RCP 4.5 (Abbildung 3, links) spiegelt eine relativ moderate Temperaturzunahme (+2,6 °C gegenüber dem vorindustriellen Wert) wider, wie sie bei global intensiven Klimaschutzmaßnahmen stattfinden könnte. Das zweite Szenario (RCP8.5, rechts) zeigt in etwa die Entwicklung ohne wirksame Klimaschutzmaßnahmen, wenn wir so weitermachen wie bisher (business as usual, +4,8 °C gegenüber dem vorindustriellen Wert).

Wenn wir nun die Wirkung von Klimaszenarien auf die Fichte beurteilen wollen, müssen wir uns ihre klimatische Verbreitung ansehen. Dafür eignen sich sogenannte Klimahüllen. Im einfachsten Fall haben sie nur zwei Achsen, die Jahresmitteltemperatur und den Jahresniederschlag.

Die Abbildung 4 zeigt, wo die Fichte in Österreich nach ÖWI ab 3/10 Grundflächenanteil vorkommt. Sie besiedelt den Temperaturbereich zwischen 2 und 10 Grad, die Niederschlagsamplitude beginnt bei 500 mm und endet bei 2400 mm (Abbildung 4a). Das Wuchsoptimum liegt dabei zwischen 7 und 10 Grad und rund zwischen 800 und 1200 mm Niederschlag.

Wo diese Fichtenstandorte mit dem Szenario RCP 8.5 im Jahr 2100 liegen würden, zeigt die Abbildung 4b.

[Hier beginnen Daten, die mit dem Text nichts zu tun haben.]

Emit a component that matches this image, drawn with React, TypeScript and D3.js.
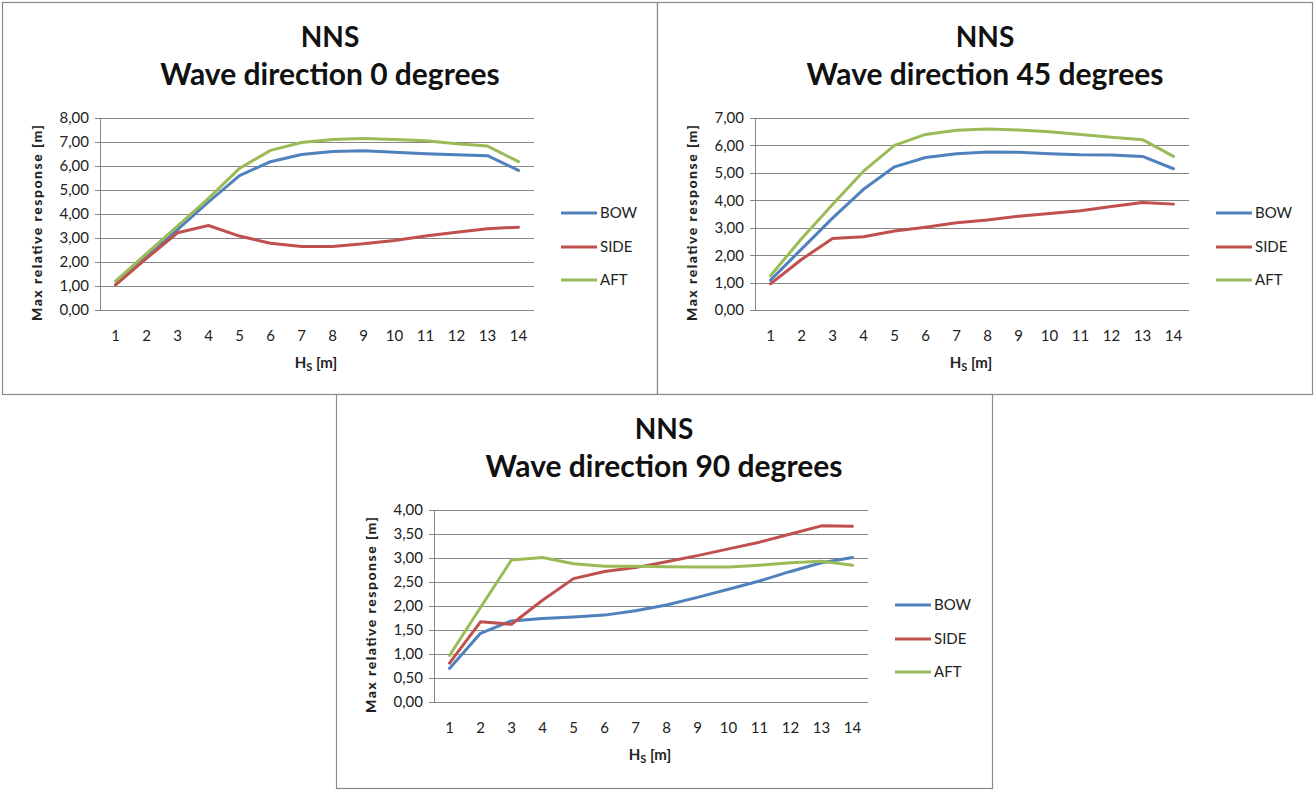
import React from "react";
import * as d3 from "d3";

// Significant wave height categories, Hs [m]
const HS = [1, 2, 3, 4, 5, 6, 7, 8, 9, 10, 11, 12, 13, 14];

// Wave direction 0 degrees
const BOW_0 = [1.05, 2.2, 3.35, 4.5, 5.6, 6.18, 6.48, 6.6, 6.64, 6.57, 6.51, 6.47, 6.43, 5.82];
const SIDE_0 = [1.05, 2.15, 3.22, 3.52, 3.08, 2.78, 2.65, 2.65, 2.76, 2.9, 3.08, 3.24, 3.39, 3.45];
const AFT_0 = [1.2, 2.35, 3.5, 4.65, 5.9, 6.65, 6.98, 7.1, 7.15, 7.1, 7.05, 6.93, 6.83, 6.18];
const Y_TICKS_0 = [0, 1, 2, 3, 4, 5, 6, 7, 8];

// Wave direction 45 degrees
const BOW_45 = [1.09, 2.22, 3.35, 4.4, 5.22, 5.56, 5.7, 5.76, 5.75, 5.7, 5.66, 5.65, 5.6, 5.15];
const SIDE_45 = [0.95, 1.84, 2.61, 2.67, 2.88, 3.02, 3.18, 3.28, 3.42, 3.52, 3.62, 3.77, 3.92, 3.86];
const AFT_45 = [1.25, 2.6, 3.85, 5.06, 6.0, 6.4, 6.55, 6.6, 6.56, 6.5, 6.4, 6.3, 6.21, 5.6];
const Y_TICKS_45 = [0, 1, 2, 3, 4, 5, 6, 7];

// Wave direction 90 degrees
const BOW_90 = [0.7, 1.43, 1.69, 1.74, 1.77, 1.81, 1.9, 2.02, 2.18, 2.35, 2.52, 2.72, 2.9, 3.01];
const SIDE_90 = [0.81, 1.67, 1.62, 2.12, 2.57, 2.72, 2.8, 2.92, 3.05, 3.19, 3.33, 3.5, 3.67, 3.66];
const AFT_90 = [0.97, 1.97, 2.96, 3.01, 2.88, 2.83, 2.83, 2.82, 2.81, 2.81, 2.85, 2.9, 2.93, 2.85];
const Y_TICKS_90 = [0, 0.5, 1, 1.5, 2, 2.5, 3, 3.5, 4];

const SERIES_NAMES = ["BOW", "SIDE", "AFT"];
const SERIES_COLORS = ["#4F81BD", "#C0504D", "#9BBB59"];

const FONT = "Lato, 'Open Sans', sans-serif";
const GRID = "#868686";

const locale = d3.formatLocale({
  decimal: ",",
  thousands: ".",
  grouping: [3],
  currency: ["", " €"],
});
const fmt = locale.format(".2f");

type PanelProps = {
  x0: number;
  y0: number;
  w: number;
  h: number;
  direction: string;
  yTicks: number[];
  series: number[][];
};

function Panel({ x0, y0, w, h, direction, yTicks, series }: PanelProps) {
  const left = 98;
  const right = 532;
  const top = 116;
  const bottom = 308;

  const x = d3
    .scaleBand<number>()
    .domain(HS)
    .range([left, right])
    .paddingInner(0)
    .paddingOuter(0);
  const y = d3
    .scaleLinear()
    .domain([yTicks[0], yTicks[yTicks.length - 1]])
    .range([bottom, top]);

  const line = d3
    .line<number>()
    .x((_, i) => (x(HS[i]) as number) + x.bandwidth() / 2)
    .y((d) => y(d));

  const legendY = [211, 245, 278];

  return (
    <g transform={`translate(${x0},${y0})`}>
      <rect x={0.5} y={0.5} width={w - 1} height={h - 1} fill="#fff" stroke="#8a8a8a" strokeWidth={1.2} />

      {/* title */}
      <text x={328} y={45} textAnchor="middle" fontFamily={FONT} fontWeight="bold" fontSize={28} fill="#111">
        NNS
      </text>
      <text x={328} y={83} textAnchor="middle" fontFamily={FONT} fontWeight="bold" fontSize={30} fill="#111">
        {`Wave direction ${direction} degrees`}
      </text>

      {/* gridlines and y tick labels */}
      {yTicks.map((t) => (
        <g key={t}>
          <line x1={left - 5} x2={right} y1={Math.round(y(t)) + 0.5} y2={Math.round(y(t)) + 0.5} stroke={GRID} strokeWidth={1} />
          <text
            x={left - 11}
            y={y(t)}
            dy="0.36em"
            textAnchor="end"
            fontFamily={FONT}
            fontSize={15}
            fill="#222"
          >
            {fmt(t)}
          </text>
        </g>
      ))}
      <line x1={left + 0.5} x2={left + 0.5} y1={top} y2={bottom} stroke={GRID} strokeWidth={1} />

      {/* x tick labels */}
      {HS.map((c) => (
        <text
          key={c}
          x={(x(c) as number) + x.bandwidth() / 2}
          y={bottom + 31}
          textAnchor="middle"
          fontFamily={FONT}
          fontSize={15}
          fill="#222"
        >
          {c}
        </text>
      ))}

      {/* axis titles */}
      <text x={314} y={366} textAnchor="middle" fontFamily={FONT} fontWeight="bold" fontSize={15} fill="#222">
        H<tspan fontSize={11} dy={3}>S</tspan>
        <tspan dy={-3}> [m]</tspan>
      </text>
      <text
        transform={`translate(40,221) rotate(-90)`}
        textAnchor="middle"
        fontFamily={FONT}
        fontWeight="900"
        fontSize={14}
        fill="#222"
        textLength={196}
        lengthAdjust="spacing"
      >
        Max relative response [m]
      </text>

      {/* series lines */}
      {series.map((s, i) => (
        <path
          key={SERIES_NAMES[i]}
          d={line(s) || ""}
          fill="none"
          stroke={SERIES_COLORS[i]}
          strokeWidth={3}
          strokeLinejoin="round"
          strokeLinecap="round"
        />
      ))}

      {/* legend */}
      {SERIES_NAMES.map((n, i) => (
        <g key={n}>
          <line x1={559} x2={595} y1={legendY[i]} y2={legendY[i]} stroke={SERIES_COLORS[i]} strokeWidth={3} />
          <text x={598} y={legendY[i]} dy="0.36em" fontFamily={FONT} fontSize={15} fill="#222">
            {n}
          </text>
        </g>
      ))}
    </g>
  );
}

export default function App() {
  return (
    <div style={{ position: "absolute", left: 0, top: 0 }}>
      <svg width={1314} height={790} style={{ display: "block", background: "#fff" }}>
        <Panel x0={2} y0={2} w={656} h={393} direction="0" yTicks={Y_TICKS_0} series={[BOW_0, SIDE_0, AFT_0]} />
        <Panel x0={657} y0={2} w={656} h={393} direction="45" yTicks={Y_TICKS_45} series={[BOW_45, SIDE_45, AFT_45]} />
        <Panel x0={336} y0={394} w={657} h={395} direction="90" yTicks={Y_TICKS_90} series={[BOW_90, SIDE_90, AFT_90]} />
      </svg>
    </div>
  );
}
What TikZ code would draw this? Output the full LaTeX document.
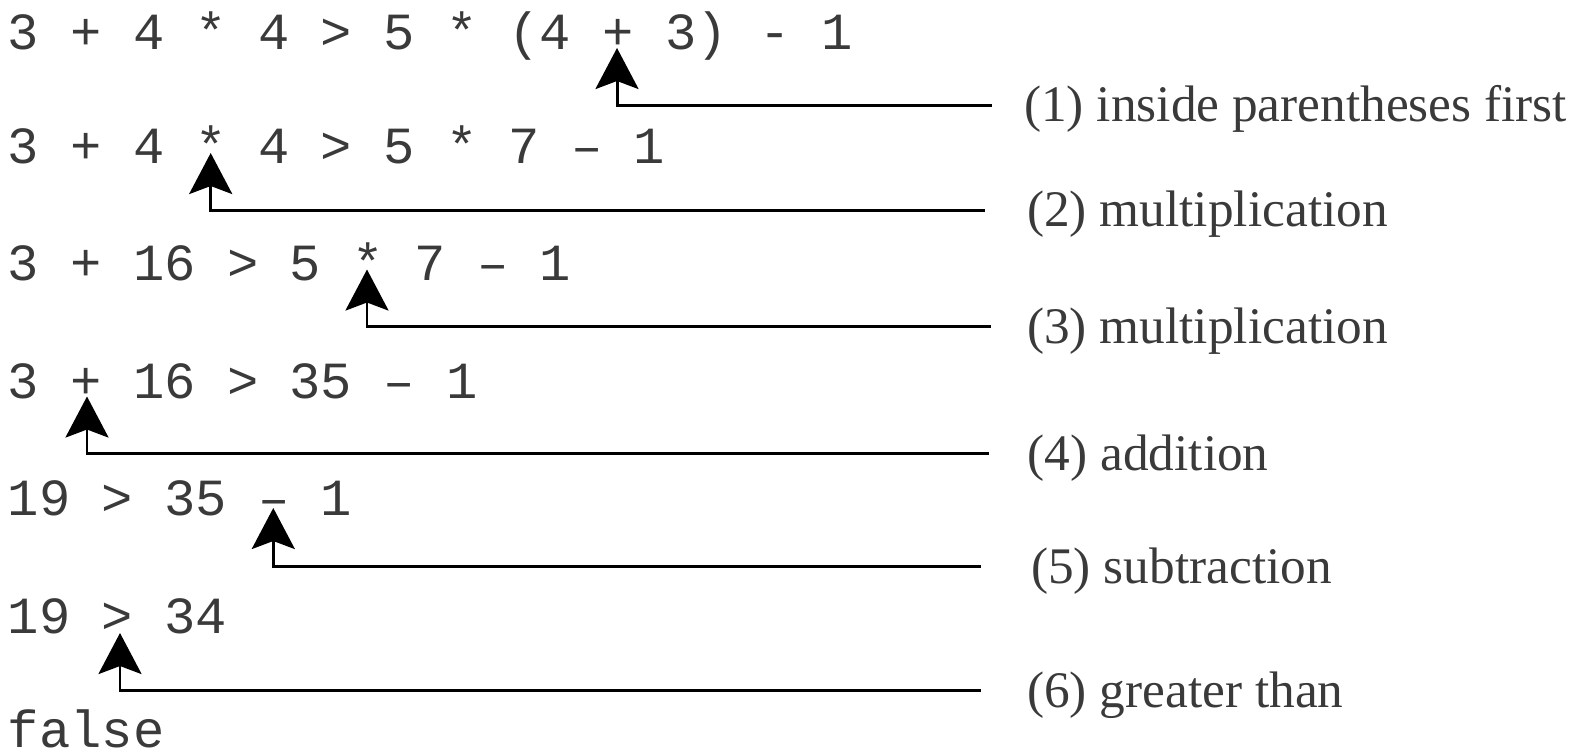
\documentclass[tikz,border=0pt]{standalone}
\usepackage{fontspec}
\setmainfont{Liberation Serif}
\setmonofont{Liberation Mono}
\usetikzlibrary{arrows.meta}
\definecolor{inkgray}{HTML}{3A3A3A}
\tikzset{
  expr/.style={anchor=base west,inner sep=0pt,text=inkgray,
    font=\ttfamily\fontsize{14.84pt}{17pt}\selectfont},
  rulelabel/.style={anchor=west,inner sep=0pt,text=inkgray,
    text height=12.6pt,text depth=3.2pt,
    font=\fontsize{14.6pt}{17pt}\selectfont},
  callout/.style={{Stealth[length=4.1mm,width=4.3mm,inset=0.8mm]}-,
    line width=0.85pt,shorten >=#1},
  callout/.default={4mm},
}
\begin{document}
\begin{tikzpicture}
  \useasboundingbox (0,0) rectangle (15.85,7.52);
  % evaluation steps
  \node[expr] (e1) at (0.0725,7.03) {3 + 4 * 4 > 5 * (4 + 3) - 1};
  \node[expr] (e2) at (0.0725,5.885) {3 + 4 * 4 > 5 * 7 – 1};
  \node[expr] (e3) at (0.0725,4.72) {3 + 16 > 5 * 7 – 1};
  \node[expr] (e4) at (0.0725,3.54) {3 + 16 > 35 – 1};
  \node[expr] (e5) at (0.0725,2.365) {19 > 35 – 1};
  \node[expr] (e6) at (0.0725,1.19) {19 > 34};
  \node[expr] (e7) at (0.0725,0.05) {false};
  % operator evaluated at each step
  \coordinate (t1) at (6.17,7.04);
  \coordinate (t2) at (2.107,5.99);
  \coordinate (t3) at (3.67,4.825);
  \coordinate (t4) at (0.87,3.555);
  \coordinate (t5) at (2.733,2.44);
  \coordinate (t6) at (1.20,1.19);
  % rule labels
  \node[rulelabel] (l1) at (10.235,6.47) {(1) inside parentheses first};
  \node[rulelabel] (l2) at (10.265,5.42) {(2) multiplication};
  \node[rulelabel] (l3) at (10.265,4.255) {(3) multiplication};
  \node[rulelabel] (l4) at (10.27,2.985) {(4) addition};
  \node[rulelabel] (l5) at (10.305,1.853) {(5) subtraction};
  \node[rulelabel] (l6) at (10.265,0.613) {(6) greater than};
  \draw[callout=3.2mm] (t1) |- (l1.west);
  \draw[callout=4.2mm] (t2) |- (l2.west);
  \draw[callout=3.6mm] (t3) |- (l3.west);
  \draw[callout=3.85mm] (t4) |- (l4.west);
  \draw[callout=5mm] (t5) |- (l5.west);
  \draw[callout=4.55mm] (t6) |- (l6.west);
\end{tikzpicture}
\end{document}
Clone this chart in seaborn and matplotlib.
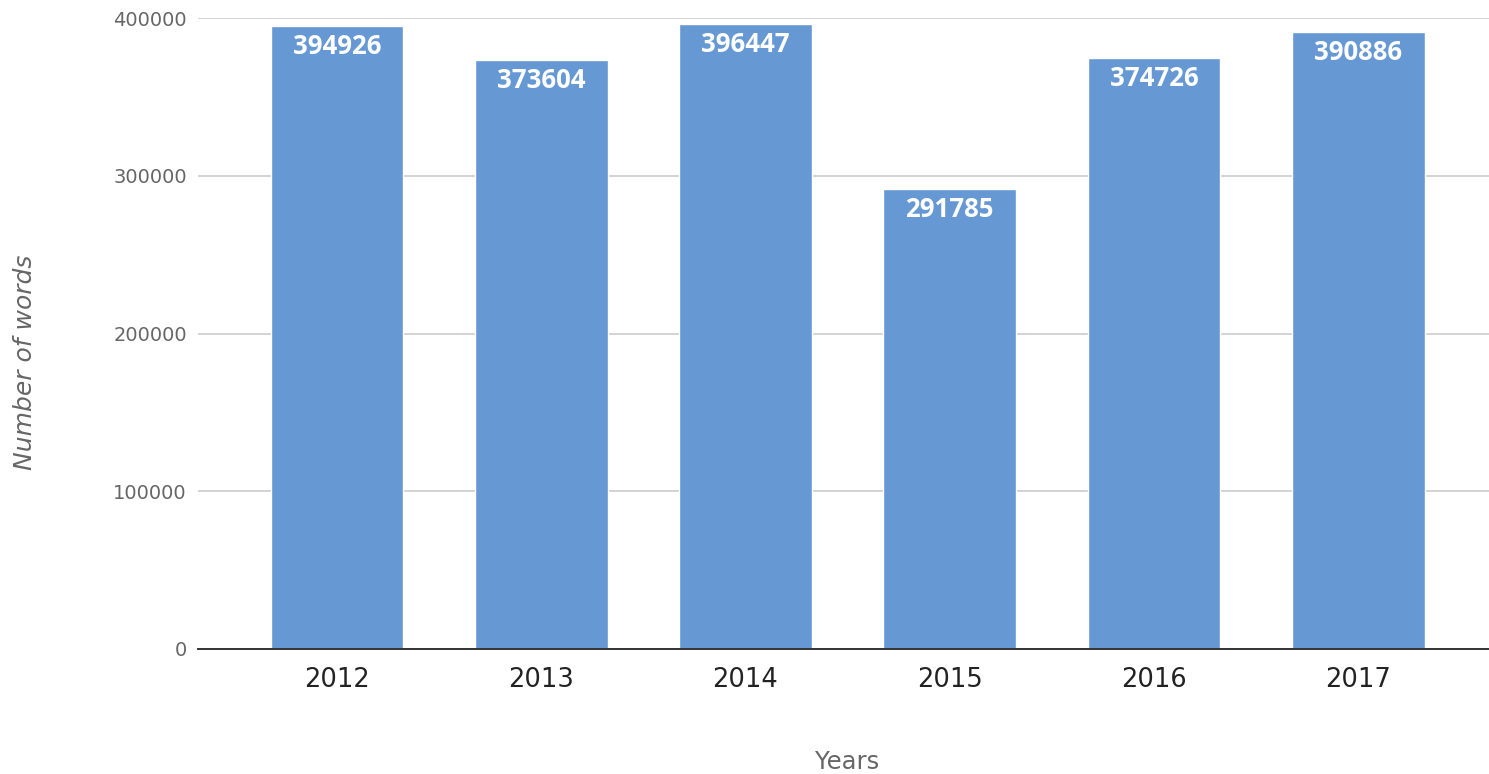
import pandas as pd
import seaborn as sns
from matplotlib import pyplot as plt

# words per year
years = ['2012', '2013', '2014', '2015', '2016', '2017']
words = [394926, 373604, 396447, 291785, 374726, 390886]
y_ticks = [0, 100000, 200000, 300000, 400000]

df = pd.DataFrame({'Years': years, 'Number of words': words})

sns.set_theme(style='white')
plt.rcParams['font.family'] = ['DejaVu Sans']

fig = plt.figure(figsize=(14.89, 7.74), dpi=100)
ax = fig.add_axes([198/1489, 1 - 649/774, 1 - 198/1489, (649 - 18)/774])

sns.barplot(data=df, x='Years', y='Number of words', color='#6699d4',
            saturation=1, width=0.65, ax=ax, zorder=2)

ax.set_xlim(-0.68, 5.64)
ax.set_ylim(0, 400000)
ax.set_yticks(y_ticks)
ax.set_yticklabels([str(t) for t in y_ticks])
ax.yaxis.grid(True, color='#cccccc', linewidth=1.2, zorder=0)
ax.set_axisbelow(True)

for s in ['top', 'right', 'left']:
    ax.spines[s].set_visible(False)
ax.spines['bottom'].set_color('#333333')
ax.spines['bottom'].set_linewidth(1.4)
ax.spines['bottom'].set_zorder(3)

ax.tick_params(axis='y', length=0, pad=8, labelsize=14, labelcolor='#666666')
ax.tick_params(axis='x', length=0, pad=13, labelsize=18.5, labelcolor='#222222')

# value labels inside the bar tops
for bar, val in zip(ax.patches, words):
    ax.annotate(str(val), (bar.get_x() + bar.get_width() / 2, bar.get_height()),
                xytext=(0, -5), textcoords='offset points', ha='center', va='top',
                color='white', fontsize=18.5, fontweight='bold',
                family=['Open Sans', 'DejaVu Sans'])

ax.set_xlabel('Years', fontsize=17.5, color='#666666', va='center')
ax.xaxis.set_label_coords(0.503, -0.179)
ax.set_ylabel('Number of words', fontsize=18, color='#666666', style='italic',
              va='center')
ax.yaxis.set_label_coords(-0.134, 0.454)

fig.savefig('out.png', dpi=100)
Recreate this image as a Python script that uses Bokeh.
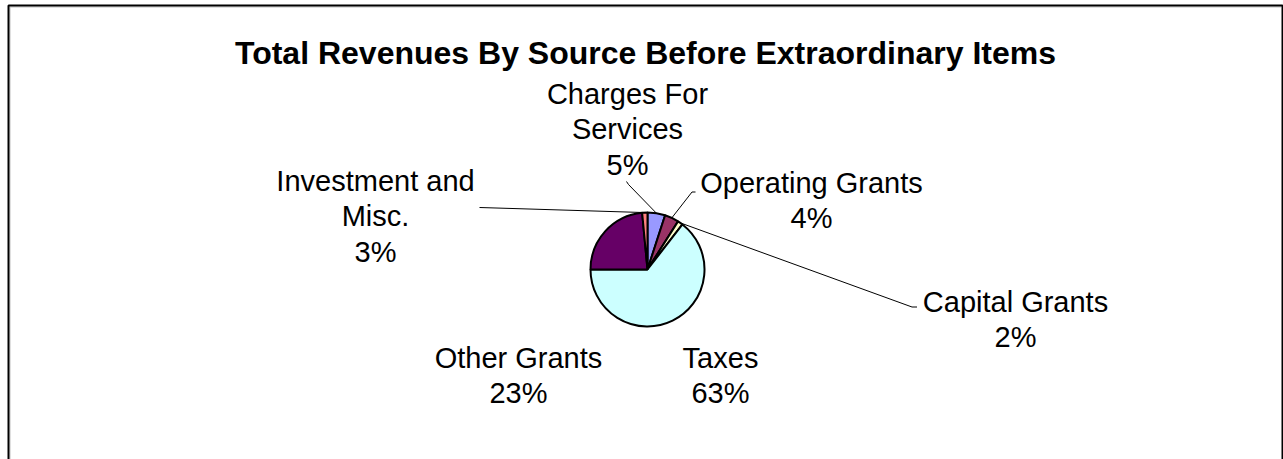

Rund 75 Prozent der Flächen haben dann Klimaverhältnisse, bei denen die Fichte derzeit nicht beobachtet wird. Er deckt aber auch zum Teil das optimale Wachstum ab, das wir dann vielleicht auf 1600 bis 1800 m Seehöhe erwarten könnten.

Solche einfachen Klimahüllen sind zum Modellieren praktisch, sie verwenden aber ausschließlich langfristige Mittelwerte. Die sind auch für das langfristige Vorkommen und Wachstum von Baumarten sehr wichtig. Darüber hinaus sind es aber die Extremwetterereignisse, welche der Fichte massiv zu schaffen machen. Diese können mit den hier angewendeten Methoden nicht erfasst werden.

Der Wald im Jahr 2150

Was wäre, wenn die Waldbewirtschaftung auf eine prognostizierte Klimaänderung mit Ersatz von Nadelholz durch Laubholz bei Endnutzung reagieren würde? Das BFW hat im Rahmen eines Projektes, in dem die Wirkungen der Klimaveränderungen und möglicher forstlicher Adaptierungsmaßnahmen auf Österreichs Forst- und Holzsektor untersucht werden, so ein Szenario durchgerechnet.

Derzeit ist das Verhältnis zwischen Nadel- und Laubholz in Österreichs Wald 80 zu 20 %. Im Jahr 2150 würde das mit 38 zu 62 % völlig umkehren. Dieses Szenario „Laub statt Nadel“ wurde bewusst so gewählt, natürlich ist aber der Ersatz von Nadel- durch Laubholz nicht die einzige Alternative.

Wie wird die Fichte wo wachsen?

Bei der Frage nach der Zukunft der Fichte geht es aber nicht nur um das zukünftige potentielle Vorkommen. Die Fichte ist auch wegen ihres raschen Wachstums für die Waldwirtschaft so wichtig. Wie wird sich das unter Klimaänderungen entwickeln?

Auch hier wird der Ansatz mit langfristigen Mittelwerten als Basis für das zukünftige Wachstum gewählt. Speziell untersucht hat das BFW hier die Veränderungen der Oberhöhenbonität.

Dafür wurden vereinfachte Klimaszenarien verwendet: Die Temperatur steigt in Österreich um 2,5 Grad Celsius im mo-deraten Szenario und um 5 Grad Celsius im "business as usual"-Szenario. Der Niederschlag wurde konstant gehalten. Die Österreichkarten (Abbildungen 5a und 5b) zeigen die Ergebnisse als Differenzen der Oberhöhenbonitäten zum aktuellen Wachstum.

In der Karte für das moderate Erwärmungsszenario findet man Verlust- und Gewinnlagen. In den Tieflagen betragen die Einbußen bis zu 12 m, im Mühl- und Waldviertel sowie in den Kalkalpen bis maximal 6 m Oberhöhe. Dem gegenüber steht das bessere Wachstum im alpinen Urgestein bzw. auf tiefgründigen Böden mit 4 m im Mittel.

Deutlicher sind die Unterschiede in der Karte mit 5 Grad Erwärmung ausgeprägt: Die Einbußen betragen bis zu 18 m, das Wachstum würde in den Verlustlagen rund halbiert werden. In den höheren Lagen der Alpen gibt es aber noch immer deutlich ausgeprägte Wachstumszunahmen.